Kini, peran kita mungkin telah berganti. Jika dulu kau adalah pelindungku, kini aku ingin menjadi pelindungmu. Jika dulu kau yang merawatku, kini aku ingin merawatmu. Jika dulu kau selalu sabar menghadapi keinginanku yang tak masuk akal, kini aku ingin sabar menghadapi setiap perubahanmu. Aku ingin menjadi anak yang bisa membuatmu merasa bangga, meski aku tahu, apa yang telah kau lakukan untukku tidak akan pernah bisa kubalas, bahkan dengan seluruh hidupku.

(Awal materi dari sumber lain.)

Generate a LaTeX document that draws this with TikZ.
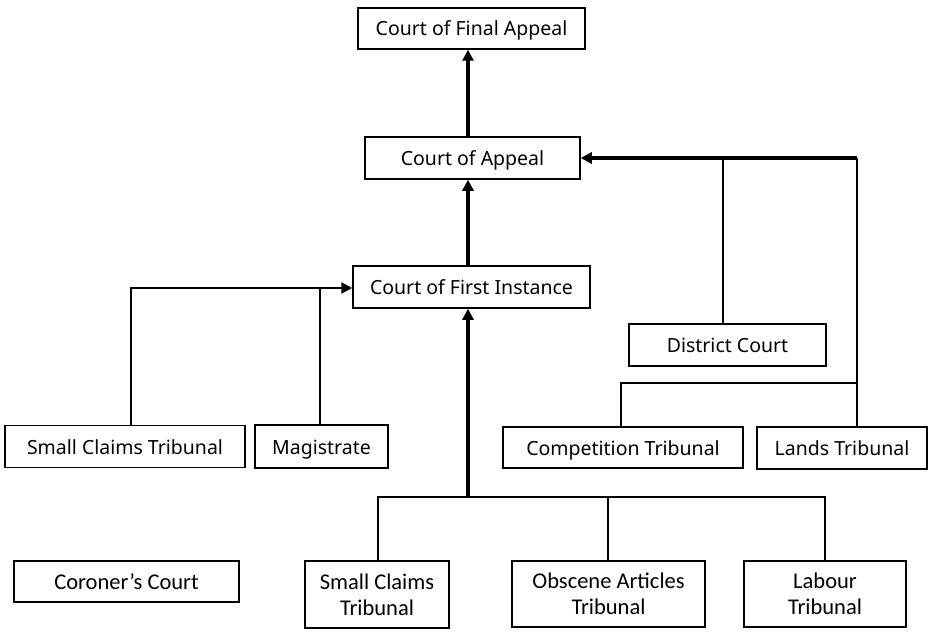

Ayah, aku berdoa setiap hari agar Tuhan memberimu kesehatan dan kebahagiaan. Aku memohon agar Dia memberiku kekuatan untuk selalu sabar dan ikhlas menjagamu. Aku ingin selalu ada di sisimu, memastikan kau merasa dicintai, dihargai, dan tidak pernah merasa sendiri.
Setiap kali aku melihatmu tertawa atau tersenyum, hatiku terasa hangat. Namun, setiap kali aku melihatmu termenung atau merasa lelah, ada rasa sesak di dadaku. Aku ingin kau tahu bahwa aku akan selalu ada untukmu, apa pun yang terjadi. Aku ingin menjadi orang yang kau percaya, tempat kau bersandar, seperti kau yang selalu menjadi tempatku bersandar sejak aku kecil.
Ayah, hidup ini tidak akan sama tanpamu. Kau adalah bagian terbesar dari hidupku, dan aku tidak bisa membayangkan hari-hari tanpa mendengar suaramu, melihat wajahmu, atau merasakan kehadiranmu. Semoga Tuhan memberikan kita lebih banyak waktu bersama, lebih banyak kesempatan untuk saling berbagi cerita, dan lebih banyak momen untuk tertawa bersama.
Terima kasih, Ayah, untuk segalanya. Untuk setiap pelukan hangat, untuk setiap nasihat yang bijak, untuk setiap pengorbanan yang tak terhitung jumlahnya. Aku mencintaimu lebih dari yang bisa kuungkapkan dengan kata-kata. Semoga kau selalu sehat dan bahagia, meski waktu terus berlalu. Tetaplah bersamaku, Ayah, karena aku masih ingin belajar banyak darimu, dan aku masih ingin mencintaimu dengan cara terbaik yang aku bisa.